Beitar fans attribute Beitar's winning the Toto Cup on 26 January 2010 to Aguiar's financial backing, although it was won while Aguiar was hospitalized in a psychiatric facility. About a half an hour after winning, Itzik Kornfein took the Toto Cup to the psychiatric hospital but was not permitted to enter. He asked the security staff to take in the trophy to the hospitalized Aguiar.

==Personal life==
In 2005, Aguiar married his Westminster Academy high school sweetheart, Jamie Elizabeth Black. Jamie graduated from the University of Florida with a degree in Public Relations. They had four children: Jacob, Lilly, Jonathan, and Leo.The process of immigration to Israel was an act described by himself as a personal dream. Prior to his disappearance, Aguiar divided his time between the Yemin Moshe quarter in Jerusalem and South Florida.

Aguiar was friends with Alan Dershowitz. Aguiar was a Zionist.

==Criminal history==
Aguiar pleaded no contest to drug charges in 2009 after police found marijuana in his car during a traffic stop in Florida. Aguiar publicly stated that the police were out to get him and that "When I got to the prison [an officer] took my kippah off and then tried to convert me to Christianity." Aguiar hired Alan Dershowitz to represent him.

Aguiar's wife Jamie filed a domestic violence protective order against him in the summer of 2011. He then filed for divorce, but both the domestic violence allegations and the divorce filing were stopped.

==Mental health==
Aguiar's mother has said that Aguiar experienced his first psychotic episode at age 19 and that he was diagnosed with severe bipolar disorder and psychosis. Aguiar was admitted to psychiatric hospitals several times.

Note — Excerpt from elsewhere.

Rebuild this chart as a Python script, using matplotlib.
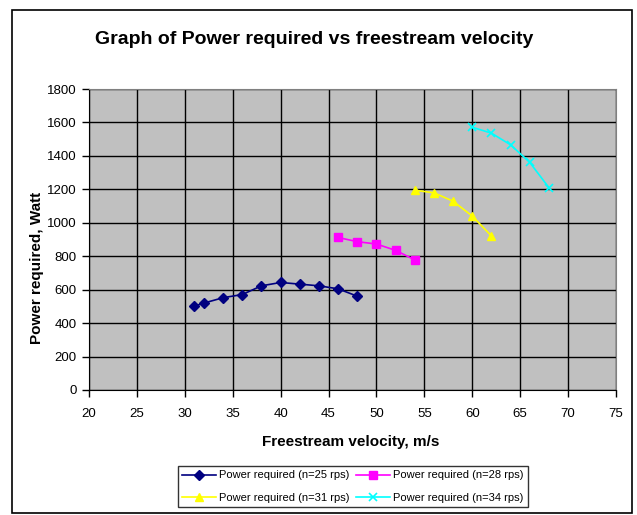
import matplotlib
matplotlib.use("Agg")
import matplotlib.pyplot as plt
from matplotlib.patches import Rectangle

plt.rcParams['font.family'] = ['Liberation Sans', 'DejaVu Sans']

v25 = [31, 32, 34, 36, 38, 40, 42, 44, 46, 48]
p25 = [502, 520, 552, 571, 623, 643, 633, 623, 605, 561]
v28 = [46, 48, 50, 52, 54]
p28 = [912, 887, 873, 835, 778]
v31 = [54, 56, 58, 60, 62]
p31 = [1195, 1179, 1129, 1040, 921]
v34 = [60, 62, 64, 66, 68]
p34 = [1571, 1536, 1466, 1361, 1210]

labels = ["Power required (n=25 rps)", "Power required (n=28 rps)",
          "Power required (n=31 rps)", "Power required (n=34 rps)"]
xticks = list(range(20, 80, 5))
yticks = list(range(0, 2000, 200))

W, H = 637, 515
fig = plt.figure(figsize=(W / 100, H / 100), dpi=100)
fig.patch.set_facecolor('white')

# outer chart border
fig.add_artist(Rectangle((12 / W, 1 - 513 / H), (632 - 12) / W, (513 - 10) / H,
                         transform=fig.transFigure, fill=False,
                         edgecolor='black', lw=1.2))

ax = fig.add_axes([89 / W, 1 - 390 / H, (616 - 89) / W, (390 - 89) / H])
ax.set_facecolor('#C0C0C0')

l1, = ax.plot(v25, p25, color='#000080', marker='D', markersize=5, lw=1.2)
l2, = ax.plot(v28, p28, color='#FF00FF', marker='s', markersize=6, lw=1.2)
l3, = ax.plot(v31, p31, color='#FFFF00', marker='^', markersize=6, lw=1.2)
l4, = ax.plot(v34, p34, color='#00FFFF', marker='x', markersize=6, lw=1.2,
              markeredgewidth=1.2)

ax.set_xlim(20, 75)
ax.set_ylim(0, 1800)
ax.set_xticks(xticks)
ax.set_yticks(yticks)
ax.grid(True, color='black', lw=1)
ax.set_axisbelow(True)
ax.tick_params(direction='out', length=5, width=1, labelsize=9.5, pad=4)
ax.tick_params(axis='x', pad=8)
for s in ['top', 'right']:
    ax.spines[s].set_color('#808080')
for s in ['left', 'bottom']:
    ax.spines[s].set_color('black')

fig.text(314 / W, 1 - 39 / H, "Graph of Power required vs freestream velocity",
         ha='center', va='center', fontsize=14, fontweight='bold')
fig.text(351 / W, 1 - 442 / H, "Freestream velocity, m/s",
         ha='center', va='center', fontsize=11, fontweight='bold')
fig.text(37 / W, 1 - 268 / H, "Power required, Watt", rotation=90,
         ha='center', va='center', fontsize=11, fontweight='bold')

# legend filled row-wise like the reference (matplotlib fills column-wise)
leg = fig.legend([l1, l3, l2, l4], [labels[0], labels[2], labels[1], labels[3]],
                 ncol=2, loc='upper left',
                 bbox_to_anchor=(178 / W, 1 - 466 / H), fontsize=8,
                 frameon=True, fancybox=False, edgecolor='black',
                 handlelength=3, handletextpad=0.3, columnspacing=0.6,
                 borderpad=0.4, labelspacing=1.1, borderaxespad=0)
leg.get_frame().set_linewidth(1)

fig.savefig("out.png", dpi=100)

On January 14, 2010, Aguiar was involuntarily committed to a mental hospital in Israel by his mother. In 2011, due to his mental illness, his wife Jamie and mother Ellen petitioned a Miami-Dade judge for guardianship over Aguiar. The court agreed, and appointed an emergency guardianship over Aguiar.

Aguiar was sued by his uncle Thomas Kaplan. As part of that lawsuit, the judge presiding over the case, John O'Sullivan, found that Aguiar's psychosis "manifested itself in both grandiose and paranoid delusions," for example, Aguiar's belief that he (Aguiar) was being followed by snipers. On the day Aguiar disappeared, a federal judge in Florida issued an order appointing an independent medical examiner to see if Aguiar was psychologically sound enough for a deposition in the case.

Two days after his disappearance in June 2012, Aguiar's mother filed documents in Broward County, Florida court to become conservator of his nearly $100 million fortune. In Ellen Aguiar's petition, she wrote that Guma "disappeared as the result of mental derangement or other mental cause" or disappeared "under circumstances indicating that he may have died, either naturally, or accidentally." It further stated that he suffered from "severe bipolar disorder."

==Disappearance==
On June 20, 2012, Aguiar's 31-foot, center console Jupiter boat, named the T.T. Zion, landed on Fort Lauderdale Beach east of East Las Olas Boulevard around 1:15 a.m., with its navigation lights on and engines still running, according to the Sun-Sentinel. Sea Tow, the company that Fort Lauderdale authorities contracted to tow the boat, said that the vessel appeared seaworthy and did not believe a mechanical problem had occurred. Aguiar's wallet and cell phone were found on board, but no sign of him or any other passenger was found. Authorities on ATVs searched up and down the beach, but found no sign of Aguiar. The Coast Guard commenced a search at sea. In July 2012 and June 2013, the Ft. Lauderdale Police Department said that even though the investigation remains open, there have been no significant leads in the case.

Aguiar was declared legally dead on January 29, 2015, two years and seven months after his disappearance.